In light of today's Node/Electron Conversation, it seems appropriate to remind everyone of the t-shirts I made last week.
(cc: @alphakamp)
@ajroach42 I'm curious about the node/electron conversation, but couldn't find it.
I am a bit pro Electron though, so :P.
@dmoonfire Basically, node's ecosystem is bad and encourages bad habits.
Electron has all of the problems of webapps + the massive memory usage of running multiple web browsers at the same time + all the security worries of running multiple outdated web browsers at the same time.
@ajroach42 I found npm to be one of the better ecosystems out there, at least in terms of use (though high on fragmentation) and being self-contained verses global (composer, easy_install).
As for it being a pig, yeah, but there aren't a lot of good cross-platform, non-network-connected options out there.
@dmoonfire ... NPM was responsible for the left-pad debacle a few years back.

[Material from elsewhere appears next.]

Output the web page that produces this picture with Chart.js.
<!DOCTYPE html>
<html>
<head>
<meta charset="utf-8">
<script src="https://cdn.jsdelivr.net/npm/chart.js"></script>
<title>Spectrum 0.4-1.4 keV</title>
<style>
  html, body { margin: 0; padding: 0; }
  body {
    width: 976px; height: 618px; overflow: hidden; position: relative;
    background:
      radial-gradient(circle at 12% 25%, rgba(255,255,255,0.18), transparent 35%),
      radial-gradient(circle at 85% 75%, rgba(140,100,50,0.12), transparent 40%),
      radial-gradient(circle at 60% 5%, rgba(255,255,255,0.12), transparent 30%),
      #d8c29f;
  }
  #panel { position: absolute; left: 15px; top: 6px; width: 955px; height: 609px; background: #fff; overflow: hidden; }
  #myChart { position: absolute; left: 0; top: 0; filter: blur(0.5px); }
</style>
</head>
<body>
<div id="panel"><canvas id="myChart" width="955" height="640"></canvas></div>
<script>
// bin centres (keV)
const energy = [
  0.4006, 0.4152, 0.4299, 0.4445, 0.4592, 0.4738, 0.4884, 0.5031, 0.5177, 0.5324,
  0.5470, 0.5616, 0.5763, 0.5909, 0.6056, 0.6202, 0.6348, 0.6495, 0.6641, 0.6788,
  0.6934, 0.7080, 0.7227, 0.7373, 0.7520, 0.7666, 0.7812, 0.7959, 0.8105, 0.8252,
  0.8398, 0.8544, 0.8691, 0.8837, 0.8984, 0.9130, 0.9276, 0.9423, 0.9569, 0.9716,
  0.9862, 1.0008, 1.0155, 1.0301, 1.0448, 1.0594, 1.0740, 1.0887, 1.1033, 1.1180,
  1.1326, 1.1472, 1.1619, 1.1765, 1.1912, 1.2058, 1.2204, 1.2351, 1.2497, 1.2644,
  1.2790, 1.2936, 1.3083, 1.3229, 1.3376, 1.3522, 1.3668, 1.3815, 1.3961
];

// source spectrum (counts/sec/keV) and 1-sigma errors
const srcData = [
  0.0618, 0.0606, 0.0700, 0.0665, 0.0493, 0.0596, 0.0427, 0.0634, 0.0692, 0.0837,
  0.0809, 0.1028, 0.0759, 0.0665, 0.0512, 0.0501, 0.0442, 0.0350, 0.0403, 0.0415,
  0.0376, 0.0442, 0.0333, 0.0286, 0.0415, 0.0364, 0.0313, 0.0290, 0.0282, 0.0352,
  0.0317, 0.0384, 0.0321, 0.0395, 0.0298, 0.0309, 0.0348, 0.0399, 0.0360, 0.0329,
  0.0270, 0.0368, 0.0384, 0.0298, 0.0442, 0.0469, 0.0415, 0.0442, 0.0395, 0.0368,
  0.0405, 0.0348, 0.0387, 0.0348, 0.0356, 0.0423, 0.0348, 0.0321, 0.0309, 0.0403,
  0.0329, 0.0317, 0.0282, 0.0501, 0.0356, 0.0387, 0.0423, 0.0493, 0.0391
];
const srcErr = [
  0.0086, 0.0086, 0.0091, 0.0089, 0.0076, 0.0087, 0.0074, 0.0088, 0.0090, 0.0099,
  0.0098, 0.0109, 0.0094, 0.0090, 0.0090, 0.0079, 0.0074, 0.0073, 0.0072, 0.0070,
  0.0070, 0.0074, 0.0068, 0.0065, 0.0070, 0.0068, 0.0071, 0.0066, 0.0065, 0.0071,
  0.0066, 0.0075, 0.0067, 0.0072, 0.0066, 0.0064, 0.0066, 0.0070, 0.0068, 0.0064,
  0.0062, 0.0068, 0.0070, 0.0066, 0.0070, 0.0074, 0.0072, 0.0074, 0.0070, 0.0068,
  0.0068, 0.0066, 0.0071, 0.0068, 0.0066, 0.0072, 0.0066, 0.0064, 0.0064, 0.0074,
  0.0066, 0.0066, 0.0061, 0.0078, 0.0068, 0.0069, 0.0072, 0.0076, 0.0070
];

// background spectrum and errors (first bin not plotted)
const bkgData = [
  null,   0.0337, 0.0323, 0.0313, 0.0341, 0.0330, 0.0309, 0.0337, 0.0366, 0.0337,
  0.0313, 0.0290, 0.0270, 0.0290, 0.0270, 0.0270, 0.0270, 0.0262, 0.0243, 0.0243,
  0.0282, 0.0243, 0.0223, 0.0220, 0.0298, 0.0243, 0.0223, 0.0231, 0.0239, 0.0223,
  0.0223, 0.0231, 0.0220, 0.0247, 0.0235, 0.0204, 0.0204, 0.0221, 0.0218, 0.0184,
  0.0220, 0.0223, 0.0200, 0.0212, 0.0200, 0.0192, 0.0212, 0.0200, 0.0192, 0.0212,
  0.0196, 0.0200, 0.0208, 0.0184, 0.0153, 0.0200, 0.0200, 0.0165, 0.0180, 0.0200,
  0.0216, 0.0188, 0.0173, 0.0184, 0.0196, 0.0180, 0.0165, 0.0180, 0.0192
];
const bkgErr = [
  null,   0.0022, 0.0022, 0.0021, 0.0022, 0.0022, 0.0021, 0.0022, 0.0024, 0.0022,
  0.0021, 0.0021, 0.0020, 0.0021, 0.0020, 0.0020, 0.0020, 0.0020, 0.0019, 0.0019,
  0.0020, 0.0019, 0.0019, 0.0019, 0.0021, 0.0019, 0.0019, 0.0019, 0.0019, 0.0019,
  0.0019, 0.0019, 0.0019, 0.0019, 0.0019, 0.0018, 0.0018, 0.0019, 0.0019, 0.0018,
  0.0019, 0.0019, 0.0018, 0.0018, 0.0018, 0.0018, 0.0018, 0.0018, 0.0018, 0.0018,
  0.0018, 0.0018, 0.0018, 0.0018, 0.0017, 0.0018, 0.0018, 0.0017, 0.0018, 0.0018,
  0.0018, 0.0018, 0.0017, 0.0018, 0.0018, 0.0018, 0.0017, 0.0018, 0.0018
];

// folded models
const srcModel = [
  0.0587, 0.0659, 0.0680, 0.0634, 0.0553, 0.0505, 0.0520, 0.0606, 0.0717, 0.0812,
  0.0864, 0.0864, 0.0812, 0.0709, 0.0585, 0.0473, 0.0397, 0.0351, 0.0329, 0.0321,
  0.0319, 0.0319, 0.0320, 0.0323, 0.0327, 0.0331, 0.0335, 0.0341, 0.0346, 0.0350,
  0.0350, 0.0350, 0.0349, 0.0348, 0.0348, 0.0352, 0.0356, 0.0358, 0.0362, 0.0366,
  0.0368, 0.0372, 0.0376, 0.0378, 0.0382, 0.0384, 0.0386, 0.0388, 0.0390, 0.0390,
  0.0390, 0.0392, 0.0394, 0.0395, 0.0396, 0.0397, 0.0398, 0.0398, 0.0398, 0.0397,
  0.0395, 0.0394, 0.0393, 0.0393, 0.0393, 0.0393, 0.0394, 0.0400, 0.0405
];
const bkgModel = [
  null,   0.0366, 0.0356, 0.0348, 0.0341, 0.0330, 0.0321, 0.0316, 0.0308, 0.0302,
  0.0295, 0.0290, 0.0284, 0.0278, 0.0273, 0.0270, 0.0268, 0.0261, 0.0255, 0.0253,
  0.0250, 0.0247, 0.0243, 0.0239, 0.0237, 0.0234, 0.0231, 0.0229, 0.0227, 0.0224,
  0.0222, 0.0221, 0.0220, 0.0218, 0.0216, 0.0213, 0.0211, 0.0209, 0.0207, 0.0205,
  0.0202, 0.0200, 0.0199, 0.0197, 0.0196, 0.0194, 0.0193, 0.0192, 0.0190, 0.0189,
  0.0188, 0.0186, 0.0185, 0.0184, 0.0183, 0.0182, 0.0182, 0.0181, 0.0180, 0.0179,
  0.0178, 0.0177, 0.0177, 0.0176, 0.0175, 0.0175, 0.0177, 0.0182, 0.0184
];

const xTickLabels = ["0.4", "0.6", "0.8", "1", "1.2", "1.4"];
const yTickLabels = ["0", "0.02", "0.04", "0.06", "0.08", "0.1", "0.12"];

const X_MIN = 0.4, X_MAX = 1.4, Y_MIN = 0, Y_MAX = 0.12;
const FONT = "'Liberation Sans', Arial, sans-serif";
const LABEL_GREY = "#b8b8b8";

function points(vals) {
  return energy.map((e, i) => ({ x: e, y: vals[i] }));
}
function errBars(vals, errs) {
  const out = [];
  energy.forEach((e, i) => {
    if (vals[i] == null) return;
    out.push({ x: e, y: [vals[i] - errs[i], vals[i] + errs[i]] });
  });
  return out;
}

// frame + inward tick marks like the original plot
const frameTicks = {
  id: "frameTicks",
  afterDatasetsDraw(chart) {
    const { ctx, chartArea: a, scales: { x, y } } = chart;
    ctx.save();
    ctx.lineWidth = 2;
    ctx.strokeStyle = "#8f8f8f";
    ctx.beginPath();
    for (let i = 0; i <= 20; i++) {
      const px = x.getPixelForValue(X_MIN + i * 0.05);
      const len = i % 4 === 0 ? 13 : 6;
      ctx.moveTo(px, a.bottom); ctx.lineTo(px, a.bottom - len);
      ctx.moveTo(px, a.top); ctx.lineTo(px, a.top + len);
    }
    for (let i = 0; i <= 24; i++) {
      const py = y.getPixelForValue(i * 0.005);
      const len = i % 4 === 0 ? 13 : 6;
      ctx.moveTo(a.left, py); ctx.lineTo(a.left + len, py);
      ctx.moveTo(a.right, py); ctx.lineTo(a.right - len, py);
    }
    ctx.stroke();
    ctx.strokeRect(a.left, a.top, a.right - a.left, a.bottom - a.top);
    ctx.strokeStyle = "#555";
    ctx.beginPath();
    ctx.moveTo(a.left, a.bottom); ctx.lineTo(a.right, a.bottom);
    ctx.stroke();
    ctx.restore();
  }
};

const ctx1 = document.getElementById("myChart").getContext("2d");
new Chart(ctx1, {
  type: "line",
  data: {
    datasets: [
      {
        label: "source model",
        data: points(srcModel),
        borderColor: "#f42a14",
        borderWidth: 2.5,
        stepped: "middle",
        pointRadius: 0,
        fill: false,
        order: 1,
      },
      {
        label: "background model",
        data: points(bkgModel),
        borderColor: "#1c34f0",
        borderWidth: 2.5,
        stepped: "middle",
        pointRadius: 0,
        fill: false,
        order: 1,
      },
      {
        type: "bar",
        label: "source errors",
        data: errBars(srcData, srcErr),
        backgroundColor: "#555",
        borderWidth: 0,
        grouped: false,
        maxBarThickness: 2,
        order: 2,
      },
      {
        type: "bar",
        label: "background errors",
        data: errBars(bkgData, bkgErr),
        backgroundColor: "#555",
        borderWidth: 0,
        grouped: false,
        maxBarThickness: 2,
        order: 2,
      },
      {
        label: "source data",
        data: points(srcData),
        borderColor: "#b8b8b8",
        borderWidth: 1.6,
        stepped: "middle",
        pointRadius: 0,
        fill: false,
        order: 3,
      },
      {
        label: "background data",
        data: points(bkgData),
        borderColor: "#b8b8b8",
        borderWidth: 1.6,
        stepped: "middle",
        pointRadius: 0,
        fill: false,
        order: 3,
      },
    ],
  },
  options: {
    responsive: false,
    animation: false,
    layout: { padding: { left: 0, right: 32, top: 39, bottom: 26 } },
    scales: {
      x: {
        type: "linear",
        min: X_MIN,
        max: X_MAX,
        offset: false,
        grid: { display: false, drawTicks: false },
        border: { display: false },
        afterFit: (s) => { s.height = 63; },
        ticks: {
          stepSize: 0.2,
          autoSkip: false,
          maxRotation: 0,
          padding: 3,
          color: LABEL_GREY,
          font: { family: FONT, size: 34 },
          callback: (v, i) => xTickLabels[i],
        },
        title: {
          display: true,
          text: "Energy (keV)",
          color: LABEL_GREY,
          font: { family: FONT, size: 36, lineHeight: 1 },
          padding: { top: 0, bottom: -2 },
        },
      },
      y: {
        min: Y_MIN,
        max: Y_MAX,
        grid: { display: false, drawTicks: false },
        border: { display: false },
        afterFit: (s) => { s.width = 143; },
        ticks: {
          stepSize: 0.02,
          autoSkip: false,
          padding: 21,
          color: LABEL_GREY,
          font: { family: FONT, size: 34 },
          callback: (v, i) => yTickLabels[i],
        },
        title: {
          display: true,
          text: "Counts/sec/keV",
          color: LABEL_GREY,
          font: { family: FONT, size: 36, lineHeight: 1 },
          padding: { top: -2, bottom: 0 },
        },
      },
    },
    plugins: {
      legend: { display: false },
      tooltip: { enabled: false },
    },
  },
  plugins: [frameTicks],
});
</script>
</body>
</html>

I've installed applications that pull dependencies only to discover that those dependencies either 1) don't work with the current version of that application or 2) have been modified to introduce phone-homes or other nastiness.
The biggest bit, though, is that node is probably great as a developer's environment, but it's horrible from a maintenance/admin standpoint.
And maintenance/admin is what I do.
@dmoonfire I'm sure it's great for developers, because I see so many Neat things being made with it.
But I can't really trust those things. They are hard to maintain, and they break often.
@ajroach42 It is nice to avoid the DLL Hell that Windows and even Linux has had over the years though. I really like folder-self-contained projects, that is why I'm using NPM and NuGet as my role models for Author Intrusion.
Also, because I used to use Python and Perl with my publishing framework and two years of deployment bitrotted my old novel's publication. :(
That was... frustrating to say the least. I want to be able to freeze a project at a point in time.